### Data section
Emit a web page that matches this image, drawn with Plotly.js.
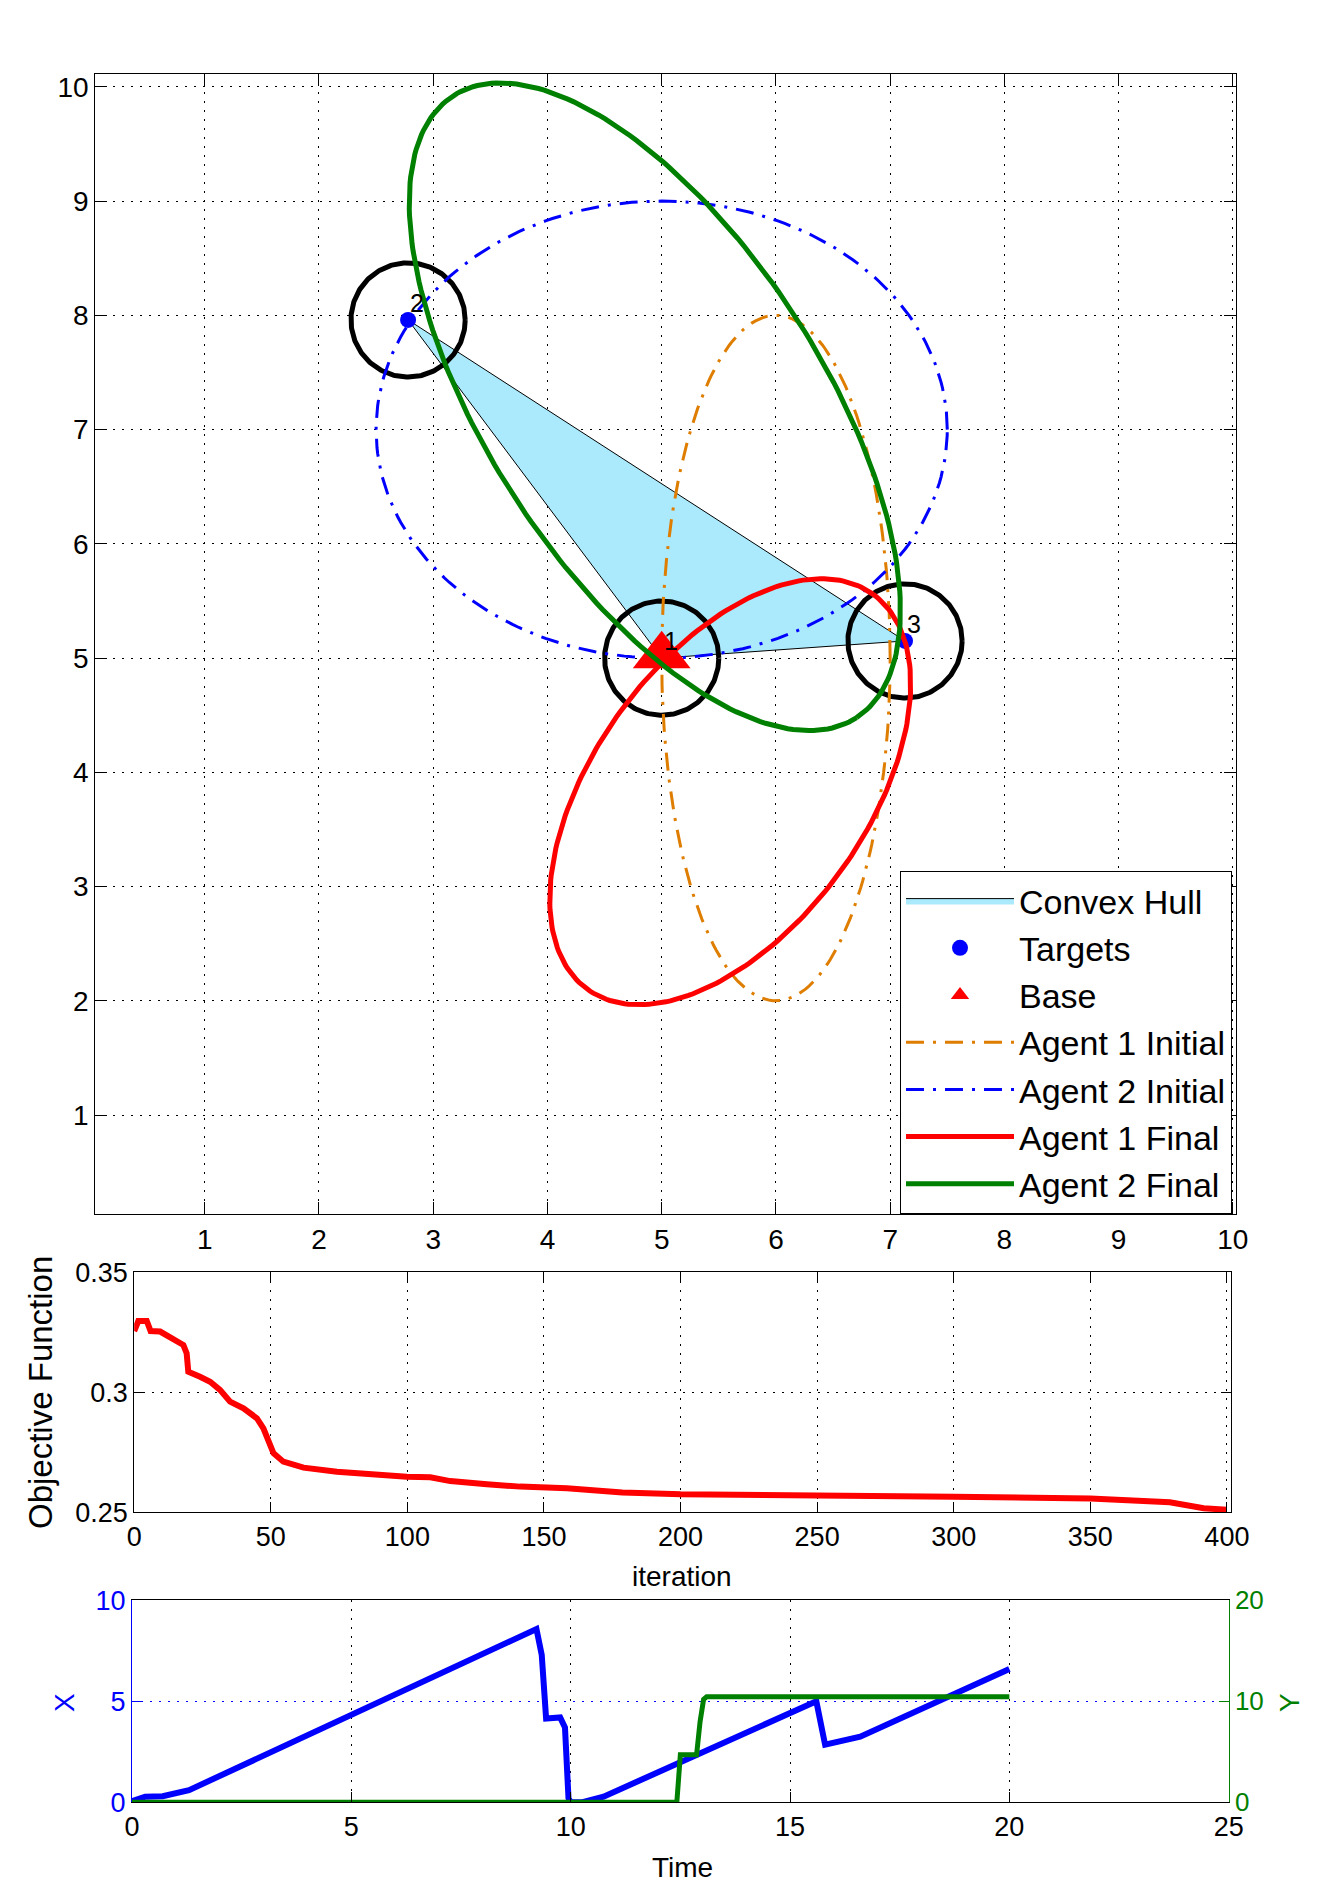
<!DOCTYPE html>
<html><head><meta charset="utf-8">
<script src="https://cdn.plot.ly/plotly-3.0.1.min.js"></script>
<style>html,body{margin:0;padding:0;background:#fff}#chart{width:1322px;height:1903px}</style>
</head><body><div id="chart"></div>
<script>
// ---------------- data: main map ----------------
const targetX = [5.0, 2.78, 7.13];
const targetY = [5.0, 7.96, 5.15];
const targetLabels = ['1', '2', '3'];
const targetRadius = [0.5, 0.5, 0.5];
const hullOrder = [1, 0, 2, 1];
const baseX = [5.0];
const baseY = [5.02];
// ellipses: Agent 1 Initial, Agent 2 Initial, Agent 1 Final, Agent 2 Final
const ellipseNames = ['Agent 1 Initial', 'Agent 2 Initial', 'Agent 1 Final', 'Agent 2 Final'];
const ellipseCx = [6.0, 5.0, 5.6, 4.94];
const ellipseCy = [5.0, 7.0, 3.83, 7.2];
const ellipseA = [1.0, 2.5, 2.134, 3.244];
const ellipseB = [3.0, 2.0, 1.191, 1.461];
const ellipseThetaDeg = [0, 0, 54.1, -57.0];
const ellipseColors = ['#DE7D00', '#0000FF', '#FF0000', '#008000'];

// ---------------- data: objective function ----------------
const iterVals = [0, 1.5, 4.6, 6, 9.5, 14.3, 18, 19.2, 19.8, 24.1, 27.8, 31.4, 35.1, 40, 44.9, 47.3, 49.1, 51, 54.6, 62, 74.2, 86.4, 99.8, 108.4, 115.7, 129.1, 141.3, 158.4, 178.7, 200, 225, 250, 300, 350, 363.7, 379.1, 391.5, 400];
const objVals = [0.3255, 0.3297, 0.3297, 0.3255, 0.3253, 0.3225, 0.3197, 0.3163, 0.3086, 0.3065, 0.3044, 0.3010, 0.2961, 0.2933, 0.2892, 0.2850, 0.2794, 0.2746, 0.2711, 0.2686, 0.2669, 0.2658, 0.2648, 0.2646, 0.2630, 0.2617, 0.2607, 0.2600, 0.2583, 0.2575, 0.2574, 0.2569, 0.2565, 0.2558, 0.2551, 0.2542, 0.2517, 0.2511];

// ---------------- data: time plot ----------------
const timeX = [0, 0.3, 0.7, 1.3, 9.22, 9.34, 9.44, 9.6, 9.76, 9.87, 9.95, 10.0, 10.25, 10.75, 15.6, 15.8, 16.6, 20.0];
const valX = [0.05, 0.28, 0.3, 0.6, 8.58, 7.3, 4.15, 4.15, 4.2, 3.7, 0.2, 0, 0, 0.28, 5.0, 2.85, 3.25, 6.6];
const timeY = [0, 12.42, 12.5, 12.87, 12.95, 13.03, 13.1, 20.0];
const valY = [0, 0, 4.7, 4.7, 8.0, 10.2, 10.45, 10.45];

// ---------------- helpers ----------------
function ellipse(cx, cy, a, b, thDeg) {
  const th = thDeg * Math.PI / 180, xs = [], ys = [];
  for (let i = 0; i <= 240; i++) {
    const t = 2 * Math.PI * i / 240;
    xs.push(cx + a * Math.cos(t) * Math.cos(th) - b * Math.sin(t) * Math.sin(th));
    ys.push(cy + a * Math.cos(t) * Math.sin(th) + b * Math.sin(t) * Math.cos(th));
  }
  return {x: xs, y: ys};
}
const W = 1322, H = 1903;
const px = v => v / W, py = v => 1 - v / H;
const FONT = '"Liberation Sans", Arial, Helvetica, sans-serif';

const traces = [];
// convex hull
traces.push({
  x: hullOrder.map(i => targetX[i]), y: hullOrder.map(i => targetY[i]),
  type: 'scatter', mode: 'lines', fill: 'toself', fillcolor: '#ABEAFC',
  line: {color: '#000', width: 1}, name: 'Convex Hull', legendrank: 1,
  xaxis: 'x', yaxis: 'y'
});
// target circles
for (let i = 0; i < targetX.length; i++) {
  const e = ellipse(targetX[i], targetY[i], targetRadius[i], targetRadius[i], 0);
  traces.push({x: e.x, y: e.y, type: 'scatter', mode: 'lines', line: {color: '#000', width: 5},
    showlegend: false, hoverinfo: 'skip', xaxis: 'x', yaxis: 'y'});
}
// initial ellipses
for (let k = 0; k < 2; k++) {
  const e = ellipse(ellipseCx[k], ellipseCy[k], ellipseA[k], ellipseB[k], ellipseThetaDeg[k]);
  traces.push({x: e.x, y: e.y, type: 'scatter', mode: 'lines', name: ellipseNames[k], legendrank: 4 + k,
    line: {color: ellipseColors[k], width: 3, dash: '18px,9px,3px,9px'}, xaxis: 'x', yaxis: 'y'});
}
// targets
traces.push({x: targetX, y: targetY, type: 'scatter', mode: 'markers', name: 'Targets', legendrank: 2,
  marker: {color: '#0000FF', size: 16, symbol: 'circle'}, xaxis: 'x', yaxis: 'y'});
// base
traces.push({x: baseX, y: baseY, type: 'scatter', mode: 'markers', name: 'Base', legendrank: 3,
  marker: {color: '#FF0000', size: 50, symbol: 'triangle-up'}, xaxis: 'x', yaxis: 'y'});
// final ellipses
for (let k = 2; k < 4; k++) {
  const e = ellipse(ellipseCx[k], ellipseCy[k], ellipseA[k], ellipseB[k], ellipseThetaDeg[k]);
  traces.push({x: e.x, y: e.y, type: 'scatter', mode: 'lines', name: ellipseNames[k], legendrank: 4 + k,
    line: {color: ellipseColors[k], width: 5}, xaxis: 'x', yaxis: 'y'});
}
// objective
traces.push({x: iterVals, y: objVals, type: 'scatter', mode: 'lines', line: {color: '#FF0000', width: 6},
  showlegend: false, xaxis: 'x2', yaxis: 'y2'});
// time plot
traces.push({x: timeX, y: valX, type: 'scatter', mode: 'lines', line: {color: '#0000FF', width: 6},
  showlegend: false, xaxis: 'x3', yaxis: 'y3'});
traces.push({x: timeY, y: valY, type: 'scatter', mode: 'lines', line: {color: '#008000', width: 5},
  showlegend: false, xaxis: 'x3', yaxis: 'y4'});

const gridDash = '2px,7px';
function axisBase(extra) {
  return Object.assign({
    showline: true, linecolor: '#000', linewidth: 1, mirror: 'ticks', ticks: 'inside',
    tickcolor: '#000', showgrid: true, gridcolor: '#000', gridwidth: 1, griddash: gridDash,
    zeroline: false, fixedrange: true, tickfont: {family: FONT, size: 27, color: '#000'}
  }, extra);
}

const annotations = [];
for (let i = 0; i < targetX.length; i++) {
  annotations.push({x: targetX[i], y: targetY[i] + 0.15, xref: 'x', yref: 'y', text: targetLabels[i],
    showarrow: false, xanchor: 'left', yanchor: 'middle', font: {family: FONT, size: 25, color: '#000'}});
}
annotations.push({x: px(40), y: py(1393), xref: 'paper', yref: 'paper', text: 'Objective Function', textangle: -90,
  showarrow: false, xanchor: 'center', yanchor: 'middle', font: {family: FONT, size: 33, color: '#000'}});
annotations.push({x: px(682), y: py(1576), xref: 'paper', yref: 'paper', text: 'iteration',
  showarrow: false, xanchor: 'center', yanchor: 'middle', font: {family: FONT, size: 28, color: '#000'}});
annotations.push({x: px(682), y: py(1867), xref: 'paper', yref: 'paper', text: 'Time',
  showarrow: false, xanchor: 'center', yanchor: 'middle', font: {family: FONT, size: 28, color: '#000'}});
annotations.push({x: px(64), y: py(1703), xref: 'paper', yref: 'paper', text: 'X', textangle: -90,
  showarrow: false, xanchor: 'center', yanchor: 'middle', font: {family: FONT, size: 28, color: '#0000FF'}});
annotations.push({x: px(1289), y: py(1703), xref: 'paper', yref: 'paper', text: 'Y', textangle: -90,
  showarrow: false, xanchor: 'center', yanchor: 'middle', font: {family: FONT, size: 28, color: '#008000'}});

const layout = {
  width: W, height: H, margin: {l: 0, r: 0, t: 0, b: 0},
  paper_bgcolor: '#fff', plot_bgcolor: '#fff', font: {family: FONT, color: '#000'},
  showlegend: true,
  legend: {x: px(1232), y: py(1214), xanchor: 'right', yanchor: 'bottom', bgcolor: '#fff',
    bordercolor: '#000', borderwidth: 1, font: {family: FONT, size: 34, color: '#000'},
    itemwidth: 108, traceorder: 'normal'},
  xaxis: axisBase({domain: [px(95.3), px(1236.3)], range: [0.042, 10.03], tickvals: [1,2,3,4,5,6,7,8,9,10], ticklen: 12, anchor: 'y', tickfont: {family: FONT, size: 28, color: '#000'}}),
  yaxis: axisBase({domain: [py(1214), py(74.3)], range: [0.134, 10.11], tickvals: [1,2,3,4,5,6,7,8,9,10], ticklen: 12, anchor: 'x', tickfont: {family: FONT, size: 28, color: '#000'}}),
  xaxis2: axisBase({domain: [px(134.2), px(1231)], range: [0, 401.5], tickvals: [0,50,100,150,200,250,300,350,400], ticklen: 10, anchor: 'y2'}),
  yaxis2: axisBase({domain: [py(1512.3), py(1272.3)], range: [0.25, 0.35], tickvals: [0.25, 0.3, 0.35], ticklen: 10, anchor: 'x2'}),
  xaxis3: axisBase({domain: [px(132), px(1228.7)], range: [0, 25], tickvals: [0,5,10,15,20,25], ticklen: 10, anchor: 'y3', mirror: true}),
  yaxis3: axisBase({domain: [py(1802.3), py(1600.3)], range: [0, 10], tickvals: [0,5,10], ticklen: 10, anchor: 'x3',
    mirror: false, linecolor: '#0000FF', tickcolor: '#0000FF', gridcolor: '#0000FF', tickfont: {family: FONT, size: 27, color: '#0000FF'}}),
  yaxis4: axisBase({overlaying: 'y3', side: 'right', anchor: 'x3', range: [0, 20], tickvals: [0,10,20], ticklen: 10,
    mirror: false, showgrid: false, linecolor: '#008000', tickcolor: '#008000', tickfont: {family: FONT, size: 26, color: '#008000'}}),
  annotations: annotations
};

Plotly.newPlot('chart', traces, layout, {displayModeBar: false, staticPlot: true});
</script>
</body></html>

### Request
Restate exactly, please, only the lines between the start of the data and the line containing "['#DE7D00', '#0000FF', '#FF0000', '#008000'];", both ends included, skipping the pictures.

### The response
Emit a web page that matches this image, drawn with Plotly.js.
<!DOCTYPE html>
<html><head><meta charset="utf-8">
<script src="https://cdn.plot.ly/plotly-3.0.1.min.js"></script>
<style>html,body{margin:0;padding:0;background:#fff}#chart{width:1322px;height:1903px}</style>
</head><body><div id="chart"></div>
<script>
// ---------------- data: main map ----------------
const targetX = [5.0, 2.78, 7.13];
const targetY = [5.0, 7.96, 5.15];
const targetLabels = ['1', '2', '3'];
const targetRadius = [0.5, 0.5, 0.5];
const hullOrder = [1, 0, 2, 1];
const baseX = [5.0];
const baseY = [5.02];
// ellipses: Agent 1 Initial, Agent 2 Initial, Agent 1 Final, Agent 2 Final
const ellipseNames = ['Agent 1 Initial', 'Agent 2 Initial', 'Agent 1 Final', 'Agent 2 Final'];
const ellipseCx = [6.0, 5.0, 5.6, 4.94];
const ellipseCy = [5.0, 7.0, 3.83, 7.2];
const ellipseA = [1.0, 2.5, 2.134, 3.244];
const ellipseB = [3.0, 2.0, 1.191, 1.461];
const ellipseThetaDeg = [0, 0, 54.1, -57.0];
const ellipseColors = ['#DE7D00', '#0000FF', '#FF0000', '#008000'];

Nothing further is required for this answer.